### Task prompt
Go through the records below from the first line and print each one exactly, stopping after the line that contains "var slotCount = 75;". Do not print pictures or anything past that line.

### Source material
******
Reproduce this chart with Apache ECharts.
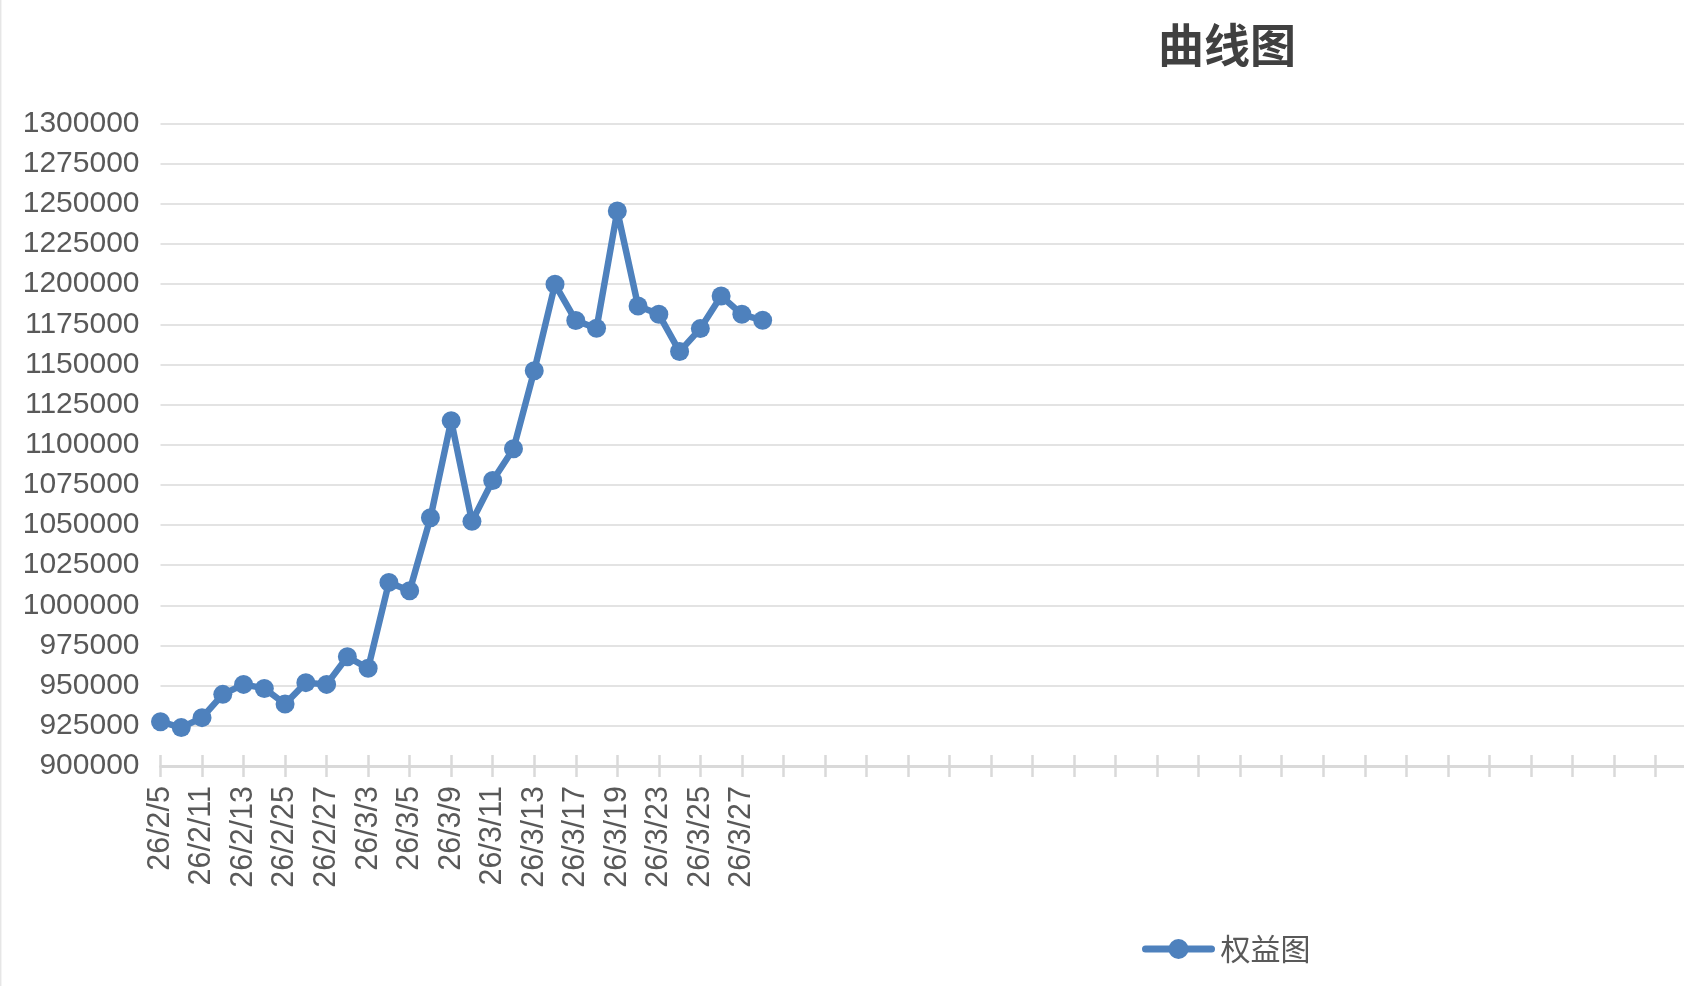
<!DOCTYPE html>
<html>
<head>
<meta charset="utf-8">
<title>曲线图</title>
<script src="https://cdn.jsdelivr.net/npm/echarts@6/dist/echarts.min.js"></script>
<style>
    html, body { margin: 0; padding: 0; background: #fff; overflow: hidden; }
    /* 图表比窗口略宽，右侧横轴伸出画面 */
    #column { width: 1697px; height: 986px; }
</style>
</head>
<body>
<div id="column"></div>
<script>
// 日期（横轴）
var dates = ['26/2/5', '26/2/10', '26/2/11', '26/2/12', '26/2/13', '26/2/24', '26/2/25', '26/2/26',
    '26/2/27', '26/3/2', '26/3/3', '26/3/4', '26/3/5', '26/3/6', '26/3/9', '26/3/10', '26/3/11',
    '26/3/12', '26/3/13', '26/3/16', '26/3/17', '26/3/18', '26/3/19', '26/3/20', '26/3/23',
    '26/3/24', '26/3/25', '26/3/26', '26/3/27', '26/3/30'];
// 权益
var equity = [927600, 923900, 930100, 944600, 950800, 948300, 938600, 951900, 950800, 968000,
    960800, 1014300, 1009100, 1054500, 1115000, 1052300, 1077700, 1097500, 1146100, 1199900,
    1177300, 1172500, 1245500, 1186400, 1181200, 1158000, 1172300, 1192600, 1181200, 1177500];
// 纵轴刻度
var yMin = 900000;
var yMax = 1300000;
var yStep = 25000;
// 横轴总格数（后面是空白日期）
var slotCount = 75;

var axisCats = dates.concat(new Array(slotCount - dates.length).fill(''));

var textFont = '"Liberation Sans", Arial, "Noto Sans CJK SC", sans-serif';
var blue = '#4e81bd';

var column = echarts.init(document.getElementById('column'));

var option = {
    backgroundColor: '#fff',
    animation: false,
    title: {
        text: '曲线图',
        left: 1153,
        top: 17,
        textStyle: {
            fontSize: 46,
            fontWeight: 'bold',
            color: '#404040',
            fontFamily: '"Noto Sans CJK SC", sans-serif'
        }
    },
    legend: {
        data: ['权益图'],
        left: 1137,
        top: 929,
        itemWidth: 66,
        itemHeight: 25,
        itemGap: 10,
        lineStyle: { width: 7, cap: 'round' },
        textStyle: {
            fontSize: 30,
            color: '#595959',
            padding: [0, 0, 0, 4],
            fontFamily: '"Noto Sans CJK SC", sans-serif'
        }
    },
    graphic: [{
        type: 'line',
        shape: { x1: 0.7, y1: 0, x2: 0.7, y2: 986 },
        style: { stroke: '#e6e6e6', lineWidth: 1.5 }
    }],
    grid: {
        left: 160.5,
        right: 0,
        top: 123.5,
        bottom: 220,
        containLabel: false
    },
    xAxis: [{
        type: 'category',
        data: axisCats,
        boundaryGap: false,
        position: 'bottom',
        axisLine: { show: true, lineStyle: { color: '#d9d9d9', width: 3 } },
        axisTick: { show: true, interval: 1, length: 11, lineStyle: { color: '#d9d9d9', width: 2.5 } },
        axisLabel: {
            interval: 1,
            rotate: 90,
            margin: 20,
            fontSize: 30.5,
            color: '#595959',
            fontFamily: textFont
        },
        splitLine: { show: false }
    }, {
        // 轴线内侧的刻度
        type: 'category',
        data: axisCats,
        boundaryGap: false,
        position: 'bottom',
        axisLine: { show: false },
        axisTick: { show: true, inside: true, interval: 1, length: 11, lineStyle: { color: '#d9d9d9', width: 2.5 } },
        axisLabel: { show: false },
        splitLine: { show: false }
    }],
    yAxis: {
        type: 'value',
        min: yMin,
        max: yMax,
        interval: yStep,
        axisLine: { show: false },
        axisTick: { show: false },
        axisLabel: {
            margin: 21,
            fontSize: 30,
            color: '#595959',
            fontFamily: textFont,
            formatter: function (value) {
                return String(value);
            }
        },
        splitLine: { show: true, lineStyle: { color: '#e3e3e3', width: 2 } }
    },
    series: [{
        name: '权益图',
        type: 'line',
        data: equity,
        symbol: 'circle',
        symbolSize: 19,
        showAllSymbol: true,
        itemStyle: { color: blue },
        lineStyle: { color: blue, width: 6.5, cap: 'round', join: 'round' }
    }]
};

column.setOption(option);
</script>
</body>
</html>
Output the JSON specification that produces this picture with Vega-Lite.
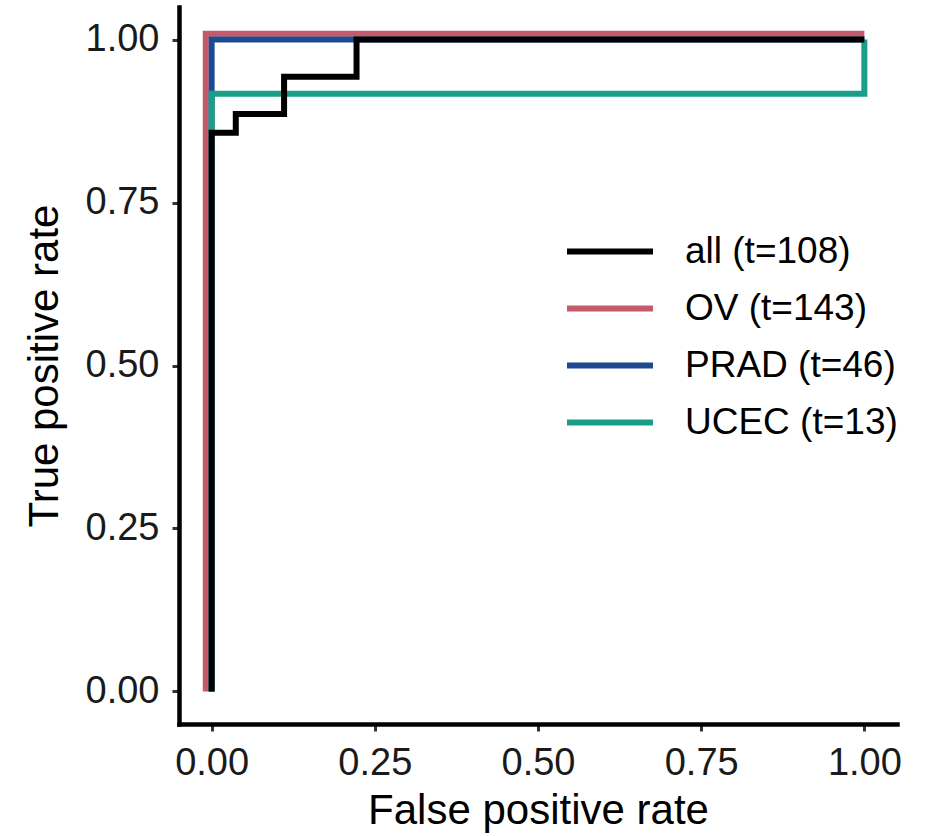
{
  "$schema": "https://vega.github.io/schema/vega-lite/v6.json",
  "width": 718,
  "height": 717,
  "autosize": {"type": "none"},
  "padding": {"left": 179, "top": 7, "right": 36, "bottom": 112},
  "background": "white",
  "config": {"view": {"stroke": null}, "font": "Liberation Sans"},
  "data": {
    "values": [
      {"curve": "OV (t=143)", "ord": 1, "fpr": -0.009, "tpr": 0},
      {"curve": "OV (t=143)", "ord": 2, "fpr": -0.009, "tpr": 1.009},
      {"curve": "OV (t=143)", "ord": 3, "fpr": 1.0, "tpr": 1.009},
      {"curve": "PRAD (t=46)", "ord": 1, "fpr": 0, "tpr": 0},
      {"curve": "PRAD (t=46)", "ord": 2, "fpr": 0, "tpr": 1},
      {"curve": "PRAD (t=46)", "ord": 3, "fpr": 1, "tpr": 1},
      {"curve": "UCEC (t=13)", "ord": 1, "fpr": 0, "tpr": 0},
      {"curve": "UCEC (t=13)", "ord": 2, "fpr": 0, "tpr": 0.917},
      {"curve": "UCEC (t=13)", "ord": 3, "fpr": 1, "tpr": 0.917},
      {"curve": "UCEC (t=13)", "ord": 4, "fpr": 1, "tpr": 1},
      {"curve": "all (t=108)", "ord": 1, "fpr": 0, "tpr": 0},
      {"curve": "all (t=108)", "ord": 2, "fpr": 0, "tpr": 0.857},
      {"curve": "all (t=108)", "ord": 3, "fpr": 0.037, "tpr": 0.857},
      {"curve": "all (t=108)", "ord": 4, "fpr": 0.037, "tpr": 0.886},
      {"curve": "all (t=108)", "ord": 5, "fpr": 0.111, "tpr": 0.886},
      {"curve": "all (t=108)", "ord": 6, "fpr": 0.111, "tpr": 0.943},
      {"curve": "all (t=108)", "ord": 7, "fpr": 0.222, "tpr": 0.943},
      {"curve": "all (t=108)", "ord": 8, "fpr": 0.222, "tpr": 1},
      {"curve": "all (t=108)", "ord": 9, "fpr": 1, "tpr": 1}
    ]
  },
  "encoding": {
    "x": {
      "field": "fpr", "type": "quantitative",
      "scale": {"domain": [-0.05, 1.05], "nice": false, "zero": false},
      "axis": {
        "title": "False positive rate", "values": [0, 0.25, 0.5, 0.75, 1], "format": ".2f",
        "grid": false, "domainColor": "black", "domainWidth": 4.5, "domainCap": "square",
        "tickColor": "#333333", "tickWidth": 3, "tickSize": 7,
        "labelFontSize": 38, "labelColor": "#1a1a1a", "labelPadding": 13,
        "titleFontSize": 42, "titleFontWeight": "normal", "titleColor": "black", "titlePadding": 8
      }
    },
    "y": {
      "field": "tpr", "type": "quantitative",
      "scale": {"domain": [-0.05, 1.05], "nice": false, "zero": false},
      "axis": {
        "title": "True positive rate", "values": [0, 0.25, 0.5, 0.75, 1], "format": ".2f",
        "grid": false, "domainColor": "black", "domainWidth": 4.5, "domainCap": "square",
        "tickColor": "#333333", "tickWidth": 3, "tickSize": 7,
        "labelFontSize": 38, "labelColor": "#1a1a1a", "labelPadding": 13,
        "titleFontSize": 42, "titleFontWeight": "normal", "titleColor": "black", "titlePadding": 19
      }
    },
    "color": {
      "field": "curve", "type": "nominal",
      "scale": {
        "domain": ["all (t=108)", "OV (t=143)", "PRAD (t=46)", "UCEC (t=13)"],
        "range": ["#000000", "#C55A6B", "#1E4A94", "#1A9E87"]
      },
      "legend": {
        "title": null, "orient": "none", "legendX": 385, "legendY": 216,
        "symbolType": "stroke", "symbolSize": 7396, "symbolStrokeWidth": 6,
        "clipHeight": 57, "rowPadding": 0, "padding": 0,
        "labelFontSize": 37, "labelColor": "black", "labelOffset": 29, "labelLimit": 400
      }
    },
    "order": {"field": "ord", "type": "quantitative"}
  },
  "layer": [
    {"transform": [{"filter": "datum.curve === 'OV (t=143)'"}], "mark": {"type": "line", "strokeWidth": 6, "strokeCap": "butt", "strokeJoin": "miter"}},
    {"transform": [{"filter": "datum.curve === 'PRAD (t=46)'"}], "mark": {"type": "line", "strokeWidth": 6, "strokeCap": "butt", "strokeJoin": "miter"}},
    {"transform": [{"filter": "datum.curve === 'UCEC (t=13)'"}], "mark": {"type": "line", "strokeWidth": 6, "strokeCap": "butt", "strokeJoin": "miter"}},
    {"transform": [{"filter": "datum.curve === 'all (t=108)'"}], "mark": {"type": "line", "strokeWidth": 6, "strokeCap": "butt", "strokeJoin": "miter"}}
  ]
}
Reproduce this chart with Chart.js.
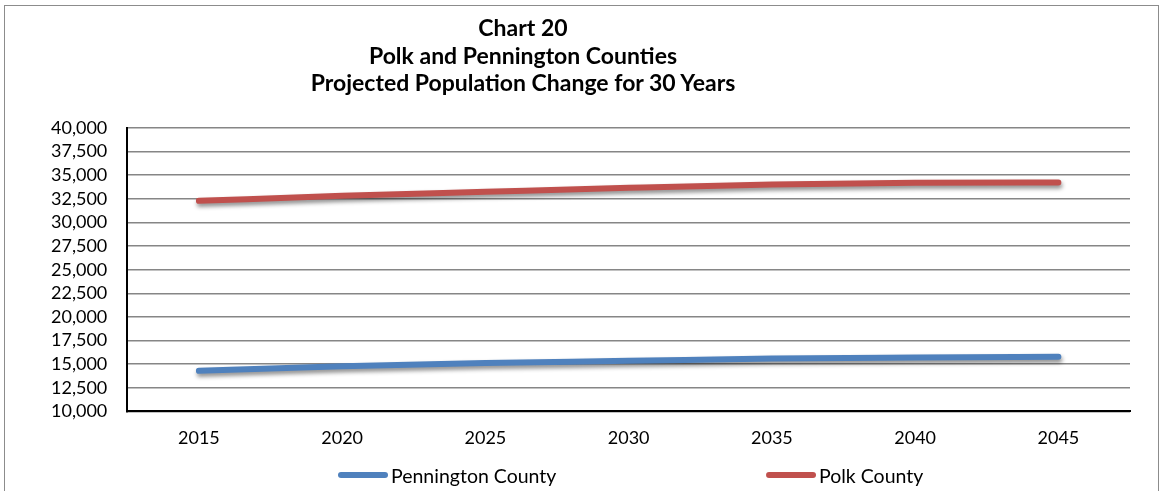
******
### Answer to this task
Reproduce this chart with Apache ECharts.
<!DOCTYPE html>
<html>
<head>
<meta charset="utf-8">
<title>曲线图</title>
<script src="https://cdn.jsdelivr.net/npm/echarts@6/dist/echarts.min.js"></script>
<style>
    html, body { margin: 0; padding: 0; background: #fff; overflow: hidden; }
    /* 图表比窗口略宽，右侧横轴伸出画面 */
    #column { width: 1697px; height: 986px; }
</style>
</head>
<body>
<div id="column"></div>
<script>
// 日期（横轴）
var dates = ['26/2/5', '26/2/10', '26/2/11', '26/2/12', '26/2/13', '26/2/24', '26/2/25', '26/2/26',
    '26/2/27', '26/3/2', '26/3/3', '26/3/4', '26/3/5', '26/3/6', '26/3/9', '26/3/10', '26/3/11',
    '26/3/12', '26/3/13', '26/3/16', '26/3/17', '26/3/18', '26/3/19', '26/3/20', '26/3/23',
    '26/3/24', '26/3/25', '26/3/26', '26/3/27', '26/3/30'];
// 权益
var equity = [927600, 923900, 930100, 944600, 950800, 948300, 938600, 951900, 950800, 968000,
    960800, 1014300, 1009100, 1054500, 1115000, 1052300, 1077700, 1097500, 1146100, 1199900,
    1177300, 1172500, 1245500, 1186400, 1181200, 1158000, 1172300, 1192600, 1181200, 1177500];
// 纵轴刻度
var yMin = 900000;
var yMax = 1300000;
var yStep = 25000;
// 横轴总格数（后面是空白日期）
var slotCount = 75;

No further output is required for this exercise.